If you’ve spent any amount of time near horses, you’re likely familiar with colic. Colic is one of the most dangerous medical conditions horses can develop. There are several different types of colic, and several potential causes. However, while nothing can provide 100% protection, there are some things you can do to reduce the risk of Silver colicing. A Porters Lake, NS vet lists some key ones below.
Dental problems can keep your horse from chewing his grain properly, which can cause gastrointestinal issues, including colic. Be sure to have Silver’s teeth checked and floated regularly.
First and foremost, make sure that your equine buddy is eating a proper diet. This varies horse by horse, so consult with your vet. Be sure to make any changes slowly.
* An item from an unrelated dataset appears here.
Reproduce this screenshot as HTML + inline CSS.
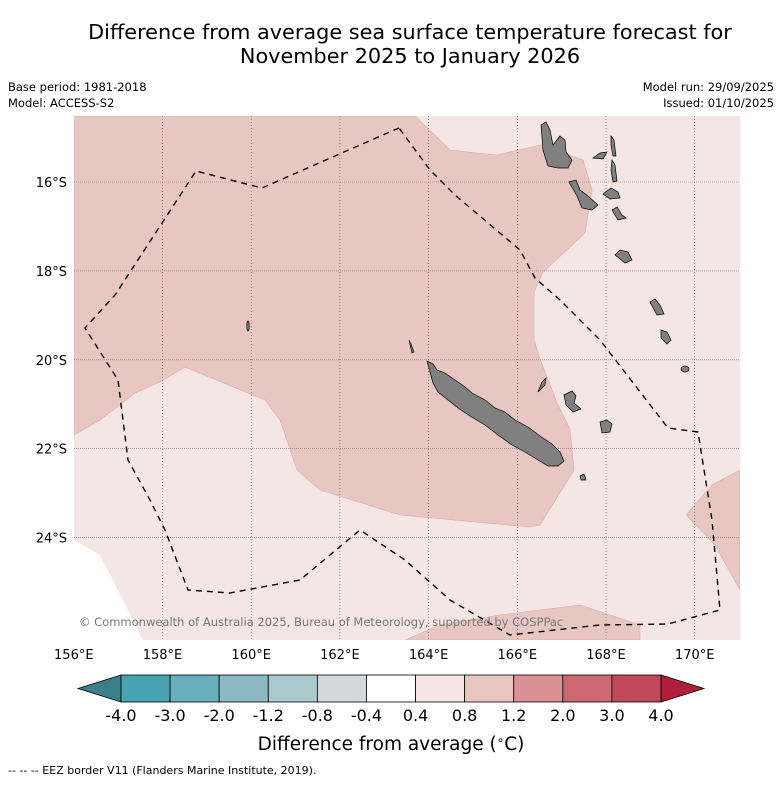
<!DOCTYPE html>
<html><head><meta charset="utf-8"><style>
body{margin:0;background:#fff;font-family:"DejaVu Sans","Liberation Sans",sans-serif;}
svg text{font-family:"DejaVu Sans","Liberation Sans",sans-serif;}
</style></head><body>
<svg id="chart" width="781" height="781" viewBox="0 0 781 781">
<text x="410" y="39" font-size="20.8" text-anchor="middle">Difference from average sea surface temperature forecast for</text>
<text x="410" y="63" font-size="20.8" text-anchor="middle">November 2025 to January 2026</text>
<text x="8" y="91" font-size="11.5">Base period: 1981-2018</text>
<text x="8" y="107" font-size="11.5">Model: ACCESS-S2</text>
<text x="774" y="91" font-size="11.5" text-anchor="end">Model run: 29/09/2025</text>
<text x="774" y="107" font-size="11.5" text-anchor="end">Issued: 01/10/2025</text>
<defs><clipPath id="mapclip"><rect x="74" y="116" width="666" height="524"/></clipPath></defs>
<g clip-path="url(#mapclip)">
<rect x="74" y="116" width="666" height="524" fill="#f4e6e5"/>
<polygon points="74,540 100,555 143,640 74,640" fill="#fff"/>
<polygon points="74,116 415,116 450,150 497,155 540,145 583,160 592,190 585,233 543,272 534,292 534,340 540,359 557,403 570,429 574,470 540,525 530,527 400,515 320,490 297,470 280,420 265,400 185,367 160,382 135,393 100,420 74,435" fill="#e8c7c3" stroke="#d9aaa6" stroke-width="0.6"/>
<polygon points="740,470 712,485 686,515 715,545 740,590" fill="#e8c7c3" stroke="#d9aaa6" stroke-width="0.6"/>
<polygon points="405,640 440,625 500,615 580,605 640,625 640,640" fill="#e8c7c3" stroke="#d9aaa6" stroke-width="0.6"/>
<g id="grid"></g>
<g fill="#808080" stroke="#000" stroke-width="0.7">
<polygon points="427,361 433,364 437,370 445,373 455,380 465,387 472,393 485,400 495,408 505,412 515,420 528,427 540,436 552,444 560,452 564,461 558,466 548,466 538,460 525,452 512,445 498,435 485,425 470,416 458,408 448,400 438,392 433,383 430,372"/>
<polygon points="541,125 546,122 550,130 553,145 560,136 565,140 566,152 572,160 568,168 558,168 548,166 543,150"/>
<polygon points="569,182 576,180 580,190 588,196 598,205 592,210 582,208 577,196"/>
<polygon points="593,158 600,153 607,152 603,159"/>
<polygon points="611,136 614,140 616,156 613,156 611,145"/>
<polygon points="612,160 615,165 617,181 613,182 611,170"/>
<polygon points="603,194 611,188 618,192 620,198 610,199"/>
<polygon points="612,210 617,207 622,215 626,218 618,220"/>
<polygon points="615,255 620,250 628,252 632,260 625,263"/>
<polygon points="650,302 655,299 660,305 664,314 657,315"/>
<polygon points="661,330 667,332 671,340 667,344 661,338"/>
<ellipse cx="685" cy="369" rx="4" ry="3"/>
<polygon points="564,395 572,391 576,396 574,403 581,409 573,412 566,405"/>
<polygon points="600,422 607,420 612,424 610,432 602,433"/>
<polygon points="542,382 546,378 545,385 538,392"/>
<polygon points="580,476 584,474 586,480 581,480"/>
<ellipse cx="248" cy="326" rx="1.2" ry="5"/>
<polygon points="409,340 411,344 414,352 412,353"/>
</g>
<polyline points="399,128 360,145 262,188 196,171 115,295 85,328 118,380 128,460 150,500 165,530 188,590 230,593 300,580 360,530 405,560 450,600 510,635 600,625 668,624 720,610 712,520 698,432 668,428 600,340 560,300 535,278 520,250 455,195 430,170 399,128" fill="none" stroke="#000" stroke-width="1.4" stroke-dasharray="6,5"/>
<text x="79" y="626" font-size="11.5" fill="#777">© Commonwealth of Australia 2025, Bureau of Meteorology, supported by COSPPac</text>
</g>
<g id="ticks"></g>
<g id="cbar"></g>
<text x="391" y="750" font-size="18.5" text-anchor="middle">Difference from average (<tspan dy="-6" font-size="12">∘</tspan><tspan dy="6">C)</tspan></text>
<text x="8" y="774" font-size="11">--  --  -- EEZ border V11 (Flanders Marine Institute, 2019).</text>
</svg>
<script>
const lonTicks=[156,158,160,162,164,166,168,170];
const latTicks=[16,18,20,22,24];
const cbLevels=[-4.0,-3.0,-2.0,-1.2,-0.8,-0.4,0.4,0.8,1.2,2.0,3.0,4.0];
const cbColors=["#47a2b2","#69aebb","#8cb9c4","#aac9cd","#d3d8da","#ffffff","#f4e6e5","#e8c7c3","#d99196","#cc6871","#c14859"];
const NS="http://www.w3.org/2000/svg";
const X=lon=>73.8+(lon-156)*44.35;
const Y=lat=>182+(lat-16)*44.45;
function mk(tag,attrs,parent){const e=document.createElementNS(NS,tag);for(const k in attrs)e.setAttribute(k,attrs[k]);parent.appendChild(e);return e;}
const grid=document.getElementById('grid'),ticks=document.getElementById('ticks'),cb=document.getElementById('cbar');
lonTicks.forEach(l=>{
 if(l>156){const g=mk('line',{x1:X(l),x2:X(l),y1:116,y2:640,stroke:'#555','stroke-width':0.6,'stroke-dasharray':'1,2'},grid);
 
 }
 const t=mk('text',{x:X(l),y:659,'font-size':13,'text-anchor':'middle'},ticks);t.textContent=l+'°E';
 
 
});
latTicks.forEach(l=>{
 const g=mk('line',{x1:74,x2:740,y1:Y(l),y2:Y(l),stroke:'#8a6a6a','stroke-width':0.6,'stroke-dasharray':'1,1'},grid);
 
 
 const t=mk('text',{x:67,y:Y(l)+5,'font-size':13,'text-anchor':'end'},ticks);t.textContent=l+'°S';
 
 
});
const cx0=121,cx1=661,cy0=675,cy1=702,n=cbLevels.length-1,w=(cx1-cx0)/n;
const lt=mk('polygon',{points:`${cx0},${cy0} 78,${(cy0+cy1)/2} ${cx0},${cy1}`,fill:'#3a7f8a',stroke:'#000','stroke-width':0.8},cb);


const rt=mk('polygon',{points:`${cx1},${cy0} 704,${(cy0+cy1)/2} ${cx1},${cy1}`,fill:'#b01e3a',stroke:'#000','stroke-width':0.8},cb);


for(let i=0;i<n;i++){
 const r=mk('rect',{x:cx0+i*w,y:cy0,width:w,height:cy1-cy0,fill:cbColors[i],stroke:'#000','stroke-width':0.8},cb);
 
 
}
cbLevels.forEach((v,i)=>{
 const t=mk('text',{x:cx0+i*w,y:721,'font-size':16,'text-anchor':'middle'},cb);t.textContent=v.toFixed(1);
 
 
});
</script>
</body></html>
Just like people, horses need proper activity in order to stay healthy. Even if you don’t ride Silver very often, he should be turned out regularly.
Did you know that dirty buckets can contribute to colic? Scrub those buckets daily!
Soil/pasture quality can also play a role. If your paddocks or pastures are sandy, put Silver’s hay and grain in racks, buckets, or troughs. You can also put rubber mats below feeding stations. That can reduce the amount of sand your horse lips up as he’s eating those precious dropped bits.
A good deworming/parasite control regimen is crucial. Parasites can definitely contribute to colic! It’s also important to keep stalls clean and remove manure from paddocks and fields.
Always cool down after a workout. (That one applies to both people and horses.) Be sure to walk Silver after riding him, and don’t put him back in his stall until he’s cooled off.
Know The Warning Signs
It’s also important to know what to look for. If Silver does develop colic, acting quickly could save his life! Some red flags include reduced appetite, agitation, restlessness, rolling, nipping at the flanks, excessive or unexplained sweating, getting up and down, and stiff posture. Your horse may not drink as much water as he should. Undigested grain in his manure is also a warning sign. In general, any sign that your horse isn’t feeling like himself should warrant a closer examination.